• What is being asked: Copy out exactly the lines from the start of the data to the line containing "from matplotlib.patches import PathPatch". Include both.

— BEGIN Information provided —

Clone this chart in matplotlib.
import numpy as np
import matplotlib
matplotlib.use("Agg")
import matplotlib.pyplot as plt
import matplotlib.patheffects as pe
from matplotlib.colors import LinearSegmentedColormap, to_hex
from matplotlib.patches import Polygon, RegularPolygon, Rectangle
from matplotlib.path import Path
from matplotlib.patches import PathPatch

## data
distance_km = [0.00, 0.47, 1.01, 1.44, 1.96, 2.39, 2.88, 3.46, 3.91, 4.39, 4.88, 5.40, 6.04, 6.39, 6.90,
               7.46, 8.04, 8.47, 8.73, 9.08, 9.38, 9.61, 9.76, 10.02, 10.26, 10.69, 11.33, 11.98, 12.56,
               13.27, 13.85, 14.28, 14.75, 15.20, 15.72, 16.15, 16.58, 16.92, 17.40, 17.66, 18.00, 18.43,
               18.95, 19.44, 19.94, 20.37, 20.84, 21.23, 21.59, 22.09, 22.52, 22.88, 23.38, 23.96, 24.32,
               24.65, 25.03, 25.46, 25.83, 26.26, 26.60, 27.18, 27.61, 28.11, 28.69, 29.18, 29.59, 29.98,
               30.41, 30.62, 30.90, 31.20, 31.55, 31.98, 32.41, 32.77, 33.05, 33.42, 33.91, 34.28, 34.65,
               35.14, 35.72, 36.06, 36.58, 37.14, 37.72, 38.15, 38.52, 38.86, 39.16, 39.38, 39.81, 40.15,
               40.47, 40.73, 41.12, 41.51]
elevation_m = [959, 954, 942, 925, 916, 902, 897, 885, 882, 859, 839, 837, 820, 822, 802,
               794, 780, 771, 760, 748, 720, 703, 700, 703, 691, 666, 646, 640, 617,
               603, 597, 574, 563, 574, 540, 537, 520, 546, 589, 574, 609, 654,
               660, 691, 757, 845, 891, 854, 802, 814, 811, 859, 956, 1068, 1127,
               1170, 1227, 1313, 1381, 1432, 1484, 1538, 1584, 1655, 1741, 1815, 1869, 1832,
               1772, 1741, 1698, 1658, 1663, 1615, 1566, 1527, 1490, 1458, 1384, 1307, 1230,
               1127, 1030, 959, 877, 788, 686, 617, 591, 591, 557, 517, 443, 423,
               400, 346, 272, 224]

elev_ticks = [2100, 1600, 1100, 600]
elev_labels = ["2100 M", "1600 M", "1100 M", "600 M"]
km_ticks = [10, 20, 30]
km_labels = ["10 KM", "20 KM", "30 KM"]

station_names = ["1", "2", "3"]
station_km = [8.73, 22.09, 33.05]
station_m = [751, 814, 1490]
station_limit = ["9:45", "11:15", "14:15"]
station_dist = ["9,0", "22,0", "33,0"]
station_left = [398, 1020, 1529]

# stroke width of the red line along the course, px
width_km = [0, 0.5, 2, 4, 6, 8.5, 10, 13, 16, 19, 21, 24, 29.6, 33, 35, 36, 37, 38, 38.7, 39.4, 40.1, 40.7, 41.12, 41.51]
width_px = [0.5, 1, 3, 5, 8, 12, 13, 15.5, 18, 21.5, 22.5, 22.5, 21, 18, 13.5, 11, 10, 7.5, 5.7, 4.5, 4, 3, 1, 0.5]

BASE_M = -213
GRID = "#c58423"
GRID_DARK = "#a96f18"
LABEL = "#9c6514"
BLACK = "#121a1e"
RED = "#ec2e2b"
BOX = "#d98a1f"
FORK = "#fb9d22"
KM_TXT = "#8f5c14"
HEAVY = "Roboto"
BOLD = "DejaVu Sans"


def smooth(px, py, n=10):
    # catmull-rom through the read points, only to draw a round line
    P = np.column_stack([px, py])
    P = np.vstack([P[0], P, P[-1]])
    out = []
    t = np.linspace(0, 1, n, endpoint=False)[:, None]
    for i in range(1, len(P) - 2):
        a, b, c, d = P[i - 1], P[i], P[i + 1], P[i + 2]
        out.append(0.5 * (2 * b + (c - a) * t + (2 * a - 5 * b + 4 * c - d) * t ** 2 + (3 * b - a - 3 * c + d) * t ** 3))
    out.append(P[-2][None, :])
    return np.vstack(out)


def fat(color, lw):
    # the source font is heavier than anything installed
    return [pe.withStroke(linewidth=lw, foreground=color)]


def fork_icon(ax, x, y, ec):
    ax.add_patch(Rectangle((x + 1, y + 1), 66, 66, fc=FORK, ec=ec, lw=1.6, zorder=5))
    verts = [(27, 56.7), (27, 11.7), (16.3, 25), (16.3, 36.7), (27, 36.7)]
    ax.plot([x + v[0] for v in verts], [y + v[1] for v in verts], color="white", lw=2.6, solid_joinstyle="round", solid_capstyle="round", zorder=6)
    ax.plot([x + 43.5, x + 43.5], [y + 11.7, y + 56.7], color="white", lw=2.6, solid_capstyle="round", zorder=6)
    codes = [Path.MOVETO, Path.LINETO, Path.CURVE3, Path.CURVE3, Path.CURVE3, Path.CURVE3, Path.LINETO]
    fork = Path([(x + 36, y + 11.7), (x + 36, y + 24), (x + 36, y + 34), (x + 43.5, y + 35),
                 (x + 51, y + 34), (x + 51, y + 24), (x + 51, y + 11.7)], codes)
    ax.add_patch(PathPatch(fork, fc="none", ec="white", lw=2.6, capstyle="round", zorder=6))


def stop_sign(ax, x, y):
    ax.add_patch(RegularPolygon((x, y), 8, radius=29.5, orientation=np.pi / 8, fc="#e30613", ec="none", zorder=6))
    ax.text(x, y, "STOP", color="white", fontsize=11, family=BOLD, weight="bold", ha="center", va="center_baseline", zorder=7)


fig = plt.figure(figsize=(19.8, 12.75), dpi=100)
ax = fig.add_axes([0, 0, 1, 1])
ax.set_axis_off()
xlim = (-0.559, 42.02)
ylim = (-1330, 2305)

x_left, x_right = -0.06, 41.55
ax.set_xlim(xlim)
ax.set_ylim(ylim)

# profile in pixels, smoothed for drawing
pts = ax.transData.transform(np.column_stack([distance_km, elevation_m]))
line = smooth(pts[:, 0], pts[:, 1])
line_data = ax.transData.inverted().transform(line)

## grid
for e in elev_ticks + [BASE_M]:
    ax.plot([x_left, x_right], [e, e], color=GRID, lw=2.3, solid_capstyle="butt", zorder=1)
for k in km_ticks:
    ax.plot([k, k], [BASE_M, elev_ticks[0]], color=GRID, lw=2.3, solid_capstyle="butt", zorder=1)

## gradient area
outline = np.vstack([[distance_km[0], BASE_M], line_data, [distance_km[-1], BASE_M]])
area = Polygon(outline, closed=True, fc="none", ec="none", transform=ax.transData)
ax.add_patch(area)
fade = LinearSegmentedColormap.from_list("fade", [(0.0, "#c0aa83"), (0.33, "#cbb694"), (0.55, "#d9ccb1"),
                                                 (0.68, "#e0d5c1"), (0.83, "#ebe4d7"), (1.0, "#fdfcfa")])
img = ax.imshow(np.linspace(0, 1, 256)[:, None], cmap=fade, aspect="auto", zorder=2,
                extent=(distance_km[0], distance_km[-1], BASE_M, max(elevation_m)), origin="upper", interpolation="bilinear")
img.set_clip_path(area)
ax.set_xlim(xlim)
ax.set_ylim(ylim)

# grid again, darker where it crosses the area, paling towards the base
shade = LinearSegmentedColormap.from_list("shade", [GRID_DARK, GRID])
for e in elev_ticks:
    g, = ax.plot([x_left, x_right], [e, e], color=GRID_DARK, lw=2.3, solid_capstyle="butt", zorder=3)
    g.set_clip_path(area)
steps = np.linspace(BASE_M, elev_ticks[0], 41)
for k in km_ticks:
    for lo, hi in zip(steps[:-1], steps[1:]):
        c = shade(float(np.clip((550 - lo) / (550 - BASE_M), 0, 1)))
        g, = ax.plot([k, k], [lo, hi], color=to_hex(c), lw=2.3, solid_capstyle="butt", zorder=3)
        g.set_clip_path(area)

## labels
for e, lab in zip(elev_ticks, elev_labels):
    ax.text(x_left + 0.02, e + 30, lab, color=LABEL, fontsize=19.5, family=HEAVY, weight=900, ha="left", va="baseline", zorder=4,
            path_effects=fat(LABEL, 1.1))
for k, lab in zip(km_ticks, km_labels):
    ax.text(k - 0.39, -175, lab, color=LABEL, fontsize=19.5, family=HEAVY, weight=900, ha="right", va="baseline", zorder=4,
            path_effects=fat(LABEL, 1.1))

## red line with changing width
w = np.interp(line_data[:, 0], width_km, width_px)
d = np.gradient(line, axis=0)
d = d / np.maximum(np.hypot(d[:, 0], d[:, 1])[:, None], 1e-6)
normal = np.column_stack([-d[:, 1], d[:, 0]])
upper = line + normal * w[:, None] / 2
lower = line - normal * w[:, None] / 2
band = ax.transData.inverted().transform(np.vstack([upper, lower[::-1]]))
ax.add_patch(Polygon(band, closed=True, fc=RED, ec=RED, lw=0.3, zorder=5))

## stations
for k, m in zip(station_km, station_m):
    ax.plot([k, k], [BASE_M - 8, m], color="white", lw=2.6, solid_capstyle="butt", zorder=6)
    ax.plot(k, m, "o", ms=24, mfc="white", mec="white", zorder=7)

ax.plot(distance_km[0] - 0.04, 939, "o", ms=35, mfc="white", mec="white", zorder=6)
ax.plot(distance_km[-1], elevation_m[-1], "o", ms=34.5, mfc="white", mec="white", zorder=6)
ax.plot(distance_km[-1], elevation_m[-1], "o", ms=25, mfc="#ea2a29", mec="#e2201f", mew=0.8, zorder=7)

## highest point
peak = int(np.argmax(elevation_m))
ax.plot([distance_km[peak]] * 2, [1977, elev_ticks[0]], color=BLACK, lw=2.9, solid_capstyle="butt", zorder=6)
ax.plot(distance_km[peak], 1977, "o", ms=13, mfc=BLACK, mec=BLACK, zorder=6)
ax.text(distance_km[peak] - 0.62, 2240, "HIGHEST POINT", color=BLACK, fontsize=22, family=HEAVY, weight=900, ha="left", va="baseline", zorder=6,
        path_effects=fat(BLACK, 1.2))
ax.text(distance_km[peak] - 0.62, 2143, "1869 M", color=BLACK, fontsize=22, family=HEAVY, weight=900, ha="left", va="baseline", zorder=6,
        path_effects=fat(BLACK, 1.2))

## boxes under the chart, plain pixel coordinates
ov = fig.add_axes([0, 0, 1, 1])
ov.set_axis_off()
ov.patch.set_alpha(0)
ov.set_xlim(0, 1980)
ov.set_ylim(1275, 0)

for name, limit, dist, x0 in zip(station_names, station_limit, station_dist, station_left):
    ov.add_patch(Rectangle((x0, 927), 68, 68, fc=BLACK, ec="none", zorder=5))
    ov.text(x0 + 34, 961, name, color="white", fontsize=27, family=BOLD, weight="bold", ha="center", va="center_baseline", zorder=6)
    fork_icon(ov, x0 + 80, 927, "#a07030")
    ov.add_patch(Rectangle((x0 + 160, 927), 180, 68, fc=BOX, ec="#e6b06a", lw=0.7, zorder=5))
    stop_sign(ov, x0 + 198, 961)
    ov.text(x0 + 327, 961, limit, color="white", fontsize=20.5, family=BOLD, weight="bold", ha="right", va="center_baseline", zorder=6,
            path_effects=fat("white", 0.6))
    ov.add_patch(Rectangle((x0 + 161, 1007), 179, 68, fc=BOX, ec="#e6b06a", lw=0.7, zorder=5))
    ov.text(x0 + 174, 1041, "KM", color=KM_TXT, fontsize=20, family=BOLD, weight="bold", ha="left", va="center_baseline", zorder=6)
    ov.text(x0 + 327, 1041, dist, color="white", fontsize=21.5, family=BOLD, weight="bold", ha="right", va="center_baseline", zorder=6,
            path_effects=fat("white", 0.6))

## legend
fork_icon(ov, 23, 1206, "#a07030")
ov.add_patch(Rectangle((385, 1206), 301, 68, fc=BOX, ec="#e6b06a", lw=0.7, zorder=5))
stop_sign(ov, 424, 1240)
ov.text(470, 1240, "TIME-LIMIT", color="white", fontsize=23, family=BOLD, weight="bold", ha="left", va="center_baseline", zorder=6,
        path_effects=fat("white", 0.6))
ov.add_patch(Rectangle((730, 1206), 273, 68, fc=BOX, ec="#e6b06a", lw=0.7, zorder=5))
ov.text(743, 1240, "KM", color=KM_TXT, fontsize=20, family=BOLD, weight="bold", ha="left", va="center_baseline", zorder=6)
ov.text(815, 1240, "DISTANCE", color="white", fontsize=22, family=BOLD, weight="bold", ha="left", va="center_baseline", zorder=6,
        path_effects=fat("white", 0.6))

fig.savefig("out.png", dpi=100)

— END Information provided —

• Written answer:
Clone this chart in matplotlib.
import numpy as np
import matplotlib
matplotlib.use("Agg")
import matplotlib.pyplot as plt
import matplotlib.patheffects as pe
from matplotlib.colors import LinearSegmentedColormap, to_hex
from matplotlib.patches import Polygon, RegularPolygon, Rectangle
from matplotlib.path import Path
from matplotlib.patches import PathPatch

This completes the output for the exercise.